The U.S.’s future role, Snyder said, should be to help the Ukrainians establish a functioning state, rather than to simply supply their troops with weapons and continue a proxy war against Russia.

“We haven’t done anything to win this war, and that’s what makes us similar to Russia,” he said of the U.S.

Goizueta Business School sophomore Omar Shihadeh, who said he attended the lecture to earn extra credit for a class, said that the lecture piqued his interested in a global issue he hadn’t given much thought to before.

“It was interesting how the point of [Russia’s] propaganda made it seem like they’re trying to appeal to every different audience, which is contradictory,” Shihadeh said. He added that he wished Snyder had mentioned Russia’s recent demand for war reparations from Germany, even as the professor emphasized World War II as a major event solidifying Ukraine’s ties to Russia.

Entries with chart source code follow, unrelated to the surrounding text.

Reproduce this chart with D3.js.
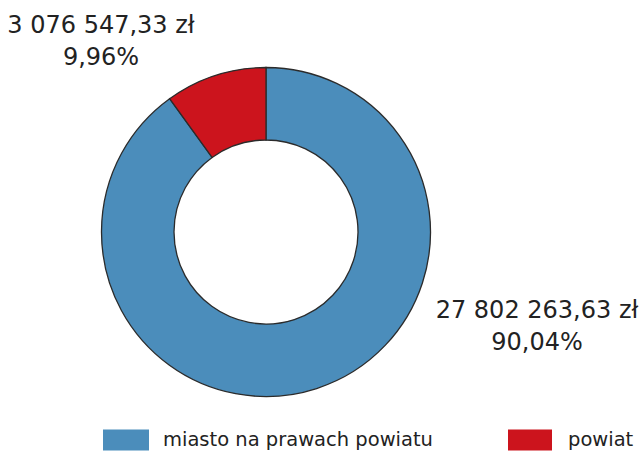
<!DOCTYPE html>
<html><head><meta charset="utf-8">
<script src="https://cdn.jsdelivr.net/npm/d3@7"></script>
<style>body{margin:0;background:#fff}svg{display:block}</style>
</head><body>
<svg id="c" width="643" height="451"></svg>
<script>
const categories = ["miasto na prawach powiatu", "powiat"];
const values = [27802263.63, 3076547.33];
const valueLabels = ["27 802 263,63 zł", "3 076 547,33 zł"];
const percentLabels = ["90,04%", "9,96%"];
const colors = ["#4b8dbb", "#cc141d"];

const svg = d3.select("#c");
const font = "'DejaVu Sans', sans-serif";
const cx = 266, cy = 232, rOuter = 164.5, rInner = 92;

const pie = d3.pie().sort(null).value(d => d);
const arc = d3.arc().innerRadius(rInner).outerRadius(rOuter);
const g = svg.append("g").attr("transform", `translate(${cx},${cy})`);
g.selectAll("path").data(pie(values)).join("path")
  .attr("d", arc).attr("fill", (d, i) => colors[i])
  .attr("stroke", "#2b2b2b").attr("stroke-width", 1.3);

const labelPos = [[537, 310, 342], [101, 25, 57]];
categories.forEach((c, i) => {
  const [x, y1, y2] = labelPos[i];
  svg.append("text").attr("x", x).attr("y", y1 + 8).attr("text-anchor", "middle")
    .attr("font-family", font).attr("font-size", 24).attr("fill", "#222").text(valueLabels[i]);
  svg.append("text").attr("x", x).attr("y", y2 + 8).attr("text-anchor", "middle")
    .attr("font-family", font).attr("font-size", 24).attr("fill", "#222").text(percentLabels[i]);
});

const legX = [103, 508], legW = [46, 44], legTx = [163, 568];
categories.forEach((c, i) => {
  svg.append("rect").attr("x", legX[i]).attr("y", 429.5).attr("width", legW[i]).attr("height", 21).attr("fill", colors[i]);
  svg.append("text").attr("x", legTx[i]).attr("y", 446)
    .attr("font-family", font).attr("font-size", 19.5).attr("fill", "#222").text(c);
});
</script>
</body></html>
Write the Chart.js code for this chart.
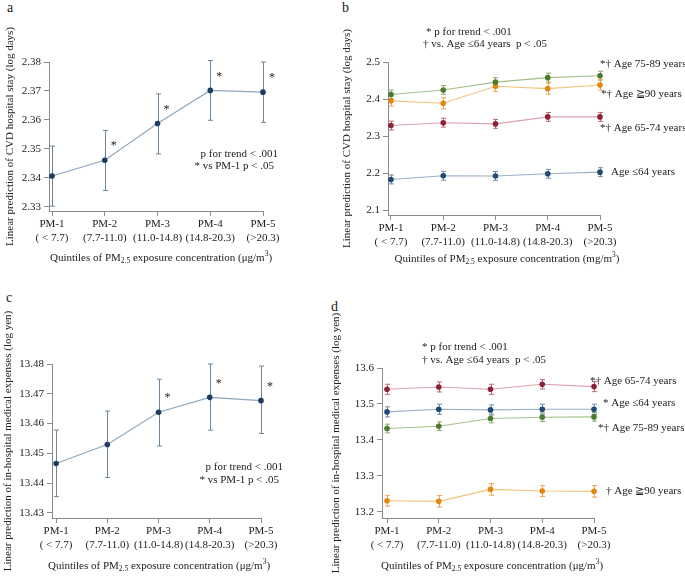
<!DOCTYPE html>
<html>
<head>
<meta charset="utf-8">
<script src="https://cdn.jsdelivr.net/npm/chart.js@4"></script>
<style>
  body { margin: 0; background: #fff; width: 685px; height: 581px; position: relative; overflow: hidden; font-family: "Liberation Serif", serif; color: #222; }
  canvas { position: absolute; }
  .letter { position: absolute; font-size: 14px; line-height: 14px; }
</style>
</head>
<body>
<div class="letter" style="left:7px;top:1px">a</div>
<div class="letter" style="left:342px;top:1px">b</div>
<div class="letter" style="left:6px;top:291px">c</div>
<div class="letter" style="left:331px;top:300px">d</div>
<canvas id="chartA" width="340" height="290" style="left:0;top:0"></canvas>
<canvas id="chartB" width="345" height="290" style="left:340px;top:0"></canvas>
<canvas id="chartC" width="340" height="291" style="left:0;top:290px"></canvas>
<canvas id="chartD" width="359" height="291" style="left:326px;top:290px"></canvas>
<script>
// quintile categories (x axis)
const quintiles = [
  ['PM-1', '( < 7.7)'],
  ['PM-2', '(7.7-11.0)'],
  ['PM-3', '(11.0-14.8)'],
  ['PM-4', '(14.8-20.3)'],
  ['PM-5', '(>20.3)']
];

// panel a - CVD hospital stay (log days), all ages
const meanA = [2.3407, 2.3461, 2.3588, 2.3702, 2.3696];
const lowA  = [2.3303, 2.3357, 2.3483, 2.3599, 2.3592];
const highA = [2.3510, 2.3564, 2.3690, 2.3805, 2.3800];
const sigA  = [false, true, true, true, true];
const ticksA = [2.33, 2.34, 2.35, 2.36, 2.37, 2.38];

// panel b - CVD hospital stay by age group
const b75to89 = [2.4120, 2.4245, 2.4455, 2.4577, 2.4630];
const b90plus = [2.3950, 2.3885, 2.4345, 2.4280, 2.4380];
const b65to74 = [2.3282, 2.3360, 2.3327, 2.3516, 2.3516];
const b64less = [2.1826, 2.1924, 2.1920, 2.1978, 2.2023];
const errB75to89 = [0.012, 0.012, 0.012, 0.012, 0.012];
const errB90plus = [0.014, 0.015, 0.014, 0.015, 0.014];
const errB65to74 = [0.012, 0.012, 0.012, 0.012, 0.012];
const errB64less = [0.012, 0.012, 0.012, 0.012, 0.012];
const ticksB = [2.1, 2.2, 2.3, 2.4, 2.5];

// panel c - in-hospital medical expenses (log yen), all ages
const meanC = [13.4466, 13.4530, 13.4638, 13.4688, 13.4677];
const lowC  = [13.4355, 13.4419, 13.4525, 13.4578, 13.4567];
const highC = [13.4578, 13.4642, 13.4749, 13.4800, 13.4793];
const sigC  = [false, false, true, true, true];
const ticksC = [13.43, 13.44, 13.45, 13.46, 13.47, 13.48];

// panel d - in-hospital medical expenses by age group
const d65to74 = [13.5409, 13.5473, 13.5409, 13.5547, 13.5483];
const d64less = [13.4780, 13.4855, 13.4836, 13.4855, 13.4855];
const d75to89 = [13.4319, 13.4383, 13.4596, 13.4633, 13.4642];
const d90plus = [13.2314, 13.2296, 13.2628, 13.2582, 13.2573];
const errD65to74 = [0.014, 0.014, 0.014, 0.013, 0.014];
const errD64less = [0.014, 0.014, 0.014, 0.014, 0.014];
const errD75to89 = [0.012, 0.012, 0.012, 0.012, 0.012];
const errD90plus = [0.015, 0.016, 0.016, 0.015, 0.016];
const ticksD = [13.2, 13.3, 13.4, 13.5, 13.6];

const serif = '"Liberation Serif", "Times New Roman", serif';
const textColor = '#222';
const axisColor = '#8a8a8a';
const fontSize = 11;

const colors = {
  navy:   { point: '#1d3c5f', line: '#8ea6bc', err: '#6a869d' },
  green:  { point: '#4b7b2c', line: '#a3bf8b', err: '#8aaa70' },
  orange: { point: '#e3860f', line: '#f1c47e', err: '#e9a64a' },
  red:    { point: '#8c2336', line: '#d9a3ab', err: '#b86a77' },
  blue:   { point: '#1f4a74', line: '#9db1c7', err: '#6f8ca9' }
};

function series(values, lo, hi, c, label) {
  return {
    data: values.map((v, i) => ({ x: i, y: v })),
    lo: lo,
    hi: hi,
    endLabel: label,
    borderColor: c.line,
    errColor: c.err,
    borderWidth: 1.1,
    tension: 0,
    pointRadius: 2.8,
    pointBackgroundColor: c.point,
    pointBorderColor: c.point,
    pointBorderWidth: 0,
    clip: false
  };
}

function grouped(values, err, c, label) {
  return series(values, values.map((v, i) => v - err[i]), values.map((v, i) => v + err[i]), c, label);
}

// vertical CI bars with caps
const errorBars = {
  id: 'errorBars',
  beforeDatasetsDraw(chart) {
    const { ctx, scales: { x, y } } = chart;
    chart.data.datasets.forEach(ds => {
      if (!ds.lo) return;
      ctx.save();
      ctx.strokeStyle = ds.errColor;
      ctx.lineWidth = 1;
      ds.data.forEach((p, i) => {
        const px = Math.round(x.getPixelForValue(p.x)) + 0.5;
        const y1 = y.getPixelForValue(ds.lo[i]);
        const y2 = y.getPixelForValue(ds.hi[i]);
        const cap = 2.5;
        ctx.beginPath();
        ctx.moveTo(px, y1); ctx.lineTo(px, y2);
        ctx.moveTo(px - cap, y1); ctx.lineTo(px + cap, y1);
        ctx.moveTo(px - cap, y2); ctx.lineTo(px + cap, y2);
        ctx.stroke();
      });
      ctx.restore();
    });
  }
};

function drawRich(ctx, parts, cx, cy) {
  let total = 0;
  parts.forEach(p => {
    ctx.font = ((p.sub || p.sup) ? fontSize * 0.68 : fontSize) + 'px ' + serif;
    p.w = ctx.measureText(p.t).width;
    total += p.w;
  });
  let x = cx - total / 2;
  ctx.textAlign = 'left';
  ctx.textBaseline = 'middle';
  parts.forEach(p => {
    ctx.font = ((p.sub || p.sup) ? fontSize * 0.68 : fontSize) + 'px ' + serif;
    ctx.fillText(p.t, x, cy + (p.sub ? 3 : p.sup ? -4 : 0));
    x += p.w;
  });
}

// stars, notes, series end labels and the x title
const panelText = {
  id: 'panelText',
  afterDraw(chart, args, opts) {
    const { ctx, chartArea, scales: { x, y } } = chart;
    ctx.save();
    ctx.fillStyle = textColor;
    ctx.font = fontSize + 'px ' + serif;
    ctx.textBaseline = 'middle';

    if (opts.sig) {
      const ds = chart.data.datasets[0];
      ctx.textAlign = 'center';
      ctx.font = (fontSize + 1) + 'px ' + serif;
      opts.sig.forEach((s, i) => {
        if (!s) return;
        ctx.fillText('*', x.getPixelForValue(i) + 9, y.getPixelForValue(ds.data[i].y) - 14);
      });
      ctx.font = fontSize + 'px ' + serif;
    }

    (opts.notes || []).forEach(n => {
      ctx.textAlign = n.align;
      ctx.fillText(n.text, n.x, n.y);
    });

    ctx.textAlign = 'left';
    chart.data.datasets.forEach(ds => {
      if (!ds.endLabel) return;
      const last = ds.data[ds.data.length - 1];
      ctx.fillText(ds.endLabel.text, x.getPixelForValue(last.x) + ds.endLabel.dx, y.getPixelForValue(last.y) + ds.endLabel.dy);
    });

    drawRich(ctx, [
      { t: 'Quintiles of PM' },
      { t: '2.5', sub: true },
      { t: ' exposure concentration (' + opts.unit },
      { t: '3', sup: true },
      { t: ')' }
    ], opts.titleX, opts.titleY);
    ctx.restore();
  }
};

function buildChart(id, cfg) {
  const el = document.getElementById(id);
  const W = el.width, H = el.height;
  const font = { family: serif, size: fontSize };
  return new Chart(el, {
    type: 'line',
    data: { datasets: cfg.datasets },
    options: {
      responsive: false,
      animation: false,
      events: [],
      layout: { padding: { top: cfg.area.top, right: W - cfg.area.right, left: 0, bottom: 0 } },
      plugins: {
        legend: { display: false },
        tooltip: { enabled: false },
        panelText: cfg.text
      },
      scales: {
        x: {
          type: 'linear',
          min: cfg.xMin,
          max: quintiles.length - 1,
          border: { color: axisColor, width: 1 },
          grid: { drawOnChartArea: false, tickLength: 5, color: axisColor },
          afterBuildTicks: s => { s.ticks = quintiles.map((q, i) => ({ value: i })); },
          ticks: { font: font, color: textColor, padding: 2, maxRotation: 0, autoSkip: false, callback: v => quintiles[v] },
          afterFit: s => { s.height = H - cfg.area.bottom; }
        },
        y: {
          min: cfg.yMin,
          max: cfg.yMax,
          border: { color: axisColor, width: 1 },
          grid: { drawOnChartArea: false, tickLength: 5, color: axisColor },
          afterBuildTicks: s => { s.ticks = cfg.yTicks.map(v => ({ value: v })); },
          ticks: { font: font, color: textColor, padding: 3, callback: v => Number(v).toFixed(cfg.dp) },
          title: {
            display: true,
            text: cfg.yTitle,
            font: font,
            color: textColor,
            padding: { top: cfg.yTitleX - 6.6, bottom: 0 }
          },
          afterFit: s => { s.width = cfg.area.left; }
        }
      }
    },
    plugins: [errorBars, panelText]
  });
}

buildChart('chartA', {
  area: { left: 49, right: 263, top: 62, bottom: 211 },
  xMin: -0.057,
  yMin: 2.32862, yMax: 2.38, yTicks: ticksA, dp: 2,
  yTitle: 'Linear prediction of CVD hospital stay (log days)', yTitleX: 10,
  datasets: [series(meanA, lowA, highA, colors.navy, null)],
  text: {
    sig: sigA,
    notes: [
      { text: 'p for trend < .001', x: 278, y: 154, align: 'right' },
      { text: '* vs PM-1 p < .05', x: 274, y: 166, align: 'right' }
    ],
    unit: '\u03bcg/m', titleX: 161, titleY: 258
  }
});

buildChart('chartB', {
  area: { left: 48, right: 260, top: 62, bottom: 215 },
  xMin: -0.057,
  yMin: 2.08649, yMax: 2.5, yTicks: ticksB, dp: 1,
  yTitle: 'Linear prediction of CVD hospital stay (log days)', yTitleX: 7,
  datasets: [
    grouped(b75to89, errB75to89, colors.green, { text: '*\u2020 Age 75-89 years', dx: 0, dy: -12 }),
    grouped(b90plus, errB90plus, colors.orange, { text: '*\u2020 Age \u226790 years', dx: 1, dy: 9 }),
    grouped(b65to74, errB65to74, colors.red, { text: '*\u2020 Age 65-74 years', dx: 0, dy: 11 }),
    grouped(b64less, errB64less, colors.blue, { text: 'Age \u226464 years', dx: 11, dy: 0 })
  ],
  text: {
    notes: [
      { text: '* p for trend < .001', x: 86, y: 32, align: 'left' },
      { text: '\u2020 vs. Age \u226464 years  p < .05', x: 83, y: 44, align: 'left' }
    ],
    unit: 'mg/m', titleX: 167, titleY: 259
  }
});

buildChart('chartC', {
  area: { left: 52, right: 261, top: 74, bottom: 228 },
  xMin: -0.08,
  yMin: 13.42832, yMax: 13.48, yTicks: ticksC, dp: 2,
  yTitle: 'Linear prediction of in-hospital medical expenses (log yen)', yTitleX: 8,
  datasets: [series(meanC, lowC, highC, colors.navy, null)],
  text: {
    sig: sigC,
    notes: [
      { text: 'p for trend < .001', x: 283, y: 177, align: 'right' },
      { text: '* vs PM-1 p < .05', x: 279, y: 190, align: 'right' }
    ],
    unit: '\u03bcg/m', titleX: 159, titleY: 276
  }
});

buildChart('chartD', {
  area: { left: 56, right: 268, top: 78, bottom: 228 },
  xMin: -0.097,
  yMin: 13.18333, yMax: 13.6, yTicks: ticksD, dp: 1,
  yTitle: 'Linear prediction of in-hospital medical expenses (log yen)', yTitleX: 10,
  datasets: [
    grouped(d65to74, errD65to74, colors.red, { text: '*\u2020 Age 65-74 years', dx: -4, dy: -6 }),
    grouped(d64less, errD64less, colors.blue, { text: '* Age \u226464 years', dx: 9, dy: -6 }),
    grouped(d75to89, errD75to89, colors.green, { text: '*\u2020 Age 75-89 years', dx: 4, dy: 11 }),
    grouped(d90plus, errD90plus, colors.orange, { text: '\u2020 Age \u226790 years', dx: 12, dy: 0 })
  ],
  text: {
    notes: [
      { text: '* p for trend < .001', x: 96, y: 57, align: 'left' },
      { text: '\u2020 vs. Age \u226464 years  p < .05', x: 96, y: 70, align: 'left' }
    ],
    unit: '\u03bcg/m', titleX: 166, titleY: 276
  }
});
</script>
</body>
</html>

Irina Levterova, a Ukrainian national and Georgia State University graduate, said she had enjoyed seeing a new perspective of the crisis in her home country. A Kiev native, Levterova said she was not in Ukraine for the more recent revolution, but witnessed the Orange Revolution, which was also a demonstration in opposition to Yanukovych, in 2004.

“He really put into long-term perspective the strategy of Russia,” she said, adding that she had normally heard that Putin’s central goal was to take more Ukrainian territory, just as he took Crimea. “[Snyder] talks about it as a way to destroy the Ukrainian state.”